There was Babu, another chestnut thoroughbred, who loved to take beginners for a ride. He was a wonderful old preliminary eventer I leased from my instructor. He was fearless, unless he had to walk near those nasty white painted rocks along the side of the road. But when it came to jumping he would try take anything he saw that looked interesting whether you were inclined to go along or not – a four rail oak fence, the edge of a quarry, or my personal favorite, the concrete side walls of the bridge between my house and the barn that crossed a 40 foot deep river gorge. Depending on his mood, I would dismount and walk him over this fine cross-country obstacle rather than lose my life in the river below. But to Babu, it was all great fun!
Babu took my low cross-rail jumping husband for a ride at full gallop straight towards the four rail pasture fence with me screaming behind him, “Sit up, sit up, for pity’s sake, sit up!!” At the last possible moment, Babu, knowing exactly what he was doing, ran out. Stable boy declined a ride in future.

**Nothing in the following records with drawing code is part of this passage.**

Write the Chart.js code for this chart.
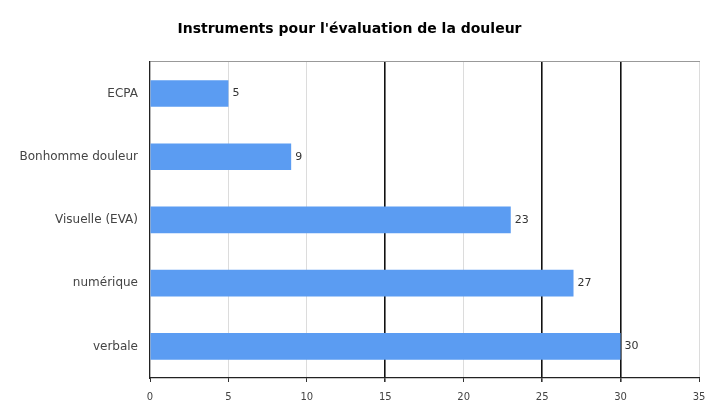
<!DOCTYPE html>
<html>
<head>
<meta charset="utf-8">
<script src="https://cdn.jsdelivr.net/npm/chart.js@4"></script>
<style>
  html,body{margin:0;padding:0;background:#fff;}
  #wrap{width:707px;height:410px;position:relative;}
</style>
</head>
<body>
<div id="wrap"><canvas id="c"></canvas></div>
<script>
// data
const titleText = "Instruments pour l'évaluation de la douleur";
const categories = ['ECPA', 'Bonhomme douleur', 'Visuelle (EVA)', 'numérique', 'verbale'];
const counts = [5, 9, 23, 27, 30];
const xTicks = [0, 5, 10, 15, 20, 25, 30, 35];
const darkLines = [15, 25, 30];   // the vertical lines drawn black in the original

// value next to each bar
const valueLabels = {
  id:'valueLabels',
  afterDatasetsDraw(chart){
    const ctx = chart.ctx;
    const meta = chart.getDatasetMeta(0);
    ctx.save();
    ctx.font = '11px "DejaVu Sans", sans-serif';
    ctx.fillStyle = '#333';
    ctx.textBaseline = 'middle';
    meta.data.forEach((bar,i)=>{
      ctx.fillText(String(counts[i]), bar.x + 4, bar.y);
    });
    ctx.restore();
  }
};

new Chart(document.getElementById('c'), {
  type:'bar',
  data:{
    labels:categories,
    datasets:[{
      data:counts,
      backgroundColor:'#5b9cf2',
      borderWidth:0,
      barPercentage:0.42,
      categoryPercentage:1
    }]
  },
  options:{
    indexAxis:'y',
    responsive:true,
    maintainAspectRatio:false,
    animation:false,
    layout:{padding:{left:0, right:8, top:0, bottom:0}},
    plugins:{
      legend:{display:false},
      tooltip:{enabled:false},
      title:{
        display:true,
        text:titleText,
        color:'#000',
        font:{family:'"DejaVu Sans", sans-serif', size:14, weight:'bold'},
        padding:{top:21, bottom:24}
      }
    },
    scales:{
      x:{
        type:'linear', min:0, max:35,
        afterBuildTicks:s=>{ s.ticks = xTicks.map(v=>({value:v})); },
        afterFit:s=>{ s.height = 32; s.paddingLeft = 0; s.paddingRight = 0; },
        ticks:{color:'#444', font:{family:'"DejaVu Sans", sans-serif', size:10}, padding:9, maxRotation:0},
        grid:{
          color:c=>darkLines.includes(c.tick && c.tick.value) ? '#111' : '#dcdcdc',
          lineWidth:c=>darkLines.includes(c.tick && c.tick.value) ? 1.6 : 1,
          tickLength:4,
          tickColor:'#333'
        },
        border:{color:'#222', width:1.2}
      },
      xTop:{
        type:'linear', position:'top', min:0, max:35,
        ticks:{display:false},
        grid:{display:false},
        border:{color:'#999', width:1},
        afterFit:s=>{ s.height = 0; s.paddingLeft = 0; s.paddingRight = 0; }
      },
      y:{
        afterFit:s=>{ s.width = 150; },
        ticks:{color:'#444', font:{family:'"DejaVu Sans", sans-serif', size:12}, padding:4},
        grid:{display:false},
        border:{color:'#222', width:1.2}
      }
    }
  },
  plugins:[valueLabels]
});
</script>
</body>
</html>
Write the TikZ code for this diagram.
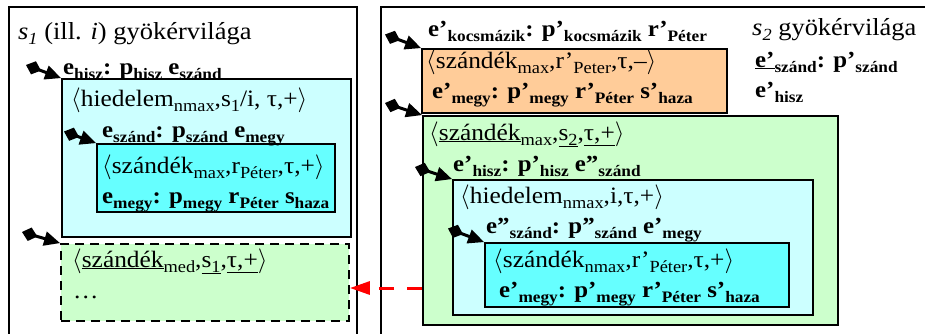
\documentclass[tikz,border=0pt]{standalone}
\usepackage{fontspec}
\setmainfont[FakeStretch=1.08]{Liberation Serif}
\usetikzlibrary{arrows.meta,fit}
\definecolor{lcyan}{HTML}{CCFFFF}
\definecolor{dcyan}{HTML}{66FFFF}
\definecolor{lgreen}{HTML}{CCFFCC}
\definecolor{orng}{HTML}{FFCC99}
\newcommand\sbn[1]{\raisebox{-0.22em}{\fontsize{17}{17}\selectfont #1}}
\newcommand\sbb[1]{\raisebox{-0.25em}{\fontsize{16}{16}\selectfont\bfseries #1}}
\newcommand\sbi[1]{\raisebox{-0.22em}{\fontsize{17}{17}\selectfont\itshape #1}}
\newcommand\la{$\langle$}
\newcommand\ra{$\rangle$}
\begin{document}
\begin{tikzpicture}[x=1pt,y=-1pt,
  txt/.style={anchor=base west, inner sep=0pt, font=\fontsize{23.5}{26}\selectfont},
  ttl/.style={anchor=base west, inner sep=0pt, font=\fontsize{24.5}{27}\selectfont},
  bt/.style={anchor=base west, inner sep=0pt, font=\fontsize{23}{26}\selectfont\bfseries},
  box/.style={draw, line width=1.8pt, inner sep=0pt},
  outer/.style={draw, line width=1.8pt, inner sep=0pt},
  link/.style={line width=3pt, {Diamond[length=16pt,width=14pt]}-{Triangle[length=16pt,width=14pt]}},
  redarrow/.style={draw=red, line width=3pt, dash pattern=on 15pt off 13pt, -{Triangle[length=20pt,width=13pt]}, color=red}]
\useasboundingbox (0,0) rectangle (925,333);
\clip (0,0) rectangle (925,333);
% outer boxes
\node (L) [outer, fit={(9,7) (357,350)}] {};
\node (R) [outer, fit={(381,7) (950,350)}] {};
% left boxes
\node (Lc) [box, fill=lcyan, fit={(62,79) (351,237)}] {};
\node (Lc2) [box, fill=dcyan, fit={(97,144) (335,212)}] {};
\node (Ld) [box, fill=lgreen, dashed, dash pattern=on 9pt off 6pt, fit={(61,244) (349,321)}] {};
% right boxes
\node (Ro) [box, fill=orng, fit={(422,49) (727,113)}] {};
\node (Rg) [box, fill=lgreen, fit={(423,116) (838,325)}] {};
\node (Rc) [box, fill=lcyan, fit={(453,180) (813,315)}] {};
\node (Rc2) [box, fill=dcyan, fit={(485,243) (789,307)}] {};
% left texts
\node (t1) [ttl] at (18,39) {\textit{s}\sbi{1} (ill. \textit{i}) gyökérvilága};
\node (t2) [bt] at (63,74) {e\sbb{hisz}: p\sbb{hisz} e\sbb{szánd}};
\node (t3) [txt] at (71,106) {\la hiedelem\sbn{nmax},s\sbn{1}/i, τ,+\ra};
\node (t4) [bt] at (102,137) {e\sbb{szánd}: p\sbb{szánd} e\sbb{megy}};
\node (t5) [txt] at (102,173) {\la szándék\sbn{max},r\sbn{Péter},τ,+\ra};
\node (t6) [bt] at (102,203) {e\sbb{megy}: p\sbb{megy} r\sbb{Péter} s\sbb{haza}};
\node (t7) [txt] at (72,267) {\la\underline{szándék}\sbn{med},\underline{s\sbn{1}},\underline{τ,+}\ra};
\node (t8) [txt] at (73,298) {…};
% right texts
\node (u1) [bt] at (428,36) {e’\sbb{kocsmázik}: p’\sbb{kocsmázik} r’\sbb{Péter}};
\node (u2) [txt] at (426,68) {\la szándék\sbn{max},r’\sbn{Peter},τ,–\ra};
\node (u3) [bt] at (432,98) {e’\sbb{megy}: p’\sbb{megy} r’\sbb{Péter} s’\sbb{haza}};
\node (u4) [ttl] at (752,35) {\textit{s}\sbi{2} gyökérvilága};
\node (u5) [bt] at (755,67) {\underline{e’}\sbb{szánd}: p’\sbb{szánd}};
\node (u6) [bt] at (755,97) {e’\sbb{hisz}};
\node (u7) [txt] at (429,140) {\la\underline{szándék}\sbn{max},\underline{s\sbn{2}},\underline{τ,+}\ra};
\node (u8) [bt] at (453,171) {e’\sbb{hisz}: p’\sbb{hisz} e”\sbb{szánd}};
\node (u9) [txt] at (460,203) {\la hiedelem\sbn{nmax},i,τ,+\ra};
\node (u10) [bt] at (486,233) {e”\sbb{szánd}: p”\sbb{szánd} e’\sbb{megy}};
\node (u11) [txt] at (493,267) {\la szándék\sbn{nmax},r’\sbn{Péter},τ,+\ra};
\node (u12) [bt] at (499,297) {e’\sbb{megy}: p’\sbb{megy} r’\sbb{Péter} s’\sbb{haza}};
% link start points
\coordinate (a1) at (26,65);
\coordinate (a2) at (64,131.5);
\coordinate (a3) at (22,232);
\coordinate (a4) at (385,34.5);
\coordinate (a5) at (385,103);
\coordinate (a6) at (415,167);
\coordinate (a7) at (448,228.5);
\draw[link] (a1) -- (Lc.north west);
\draw[link] (a2) -- (Lc2.north west);
\draw[link] (a3) -- (Ld.north west);
\draw[link] (a4) -- (Ro.north west);
\draw[link] (a5) -- (Rg.north west);
\draw[link] (a6) -- (Rc.north west);
\draw[link] (a7) -- (Rc2.north west);
% red dashed arrow
\draw[redarrow] ([yshift=-5.5pt]Rg.west |- Ld.east) -- ([yshift=-5.5pt]Ld.east);
\end{tikzpicture}
\end{document}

Babu hated to be blanketed and there were occasions when I’d tuck him up on a cold winter night with a nice blanket, only to arrive in the barn the next morning with the air frosty and cold and Babu’s blanket lying in shreds on him and about him, pieces hanging - like a hula dancer’s grass skirt - from his back. No matter how tough the blanket, Babu was tougher and would manage to tear it to pieces. I’m still not sure how he tore the nice long, grassy shreds, but I think teeth, patience, and his sense of humor, played a significant role in the process.
My first pony, Peanuts (a black-point bay) would lead my father on a merry chase around the neighbor’s 200 acre crop field after she’d managed to squeeze herself through that tiny little gap in the pasture fence my father was sure she was too fat to get through. He’d chase her and she’d gallop just out of reach for hours, enjoying the whole game. It’s a good thing she didn’t speak English or she might not have been as pleased with his less than veiled threats about her next living accommodation.
So when the barn manager said, …well, at first he’s just standing there. Then he starts to walk away. Then all of the sudden he turns…
I just smiled, nodded, and thought to myself, now where have you been for the last thirty years?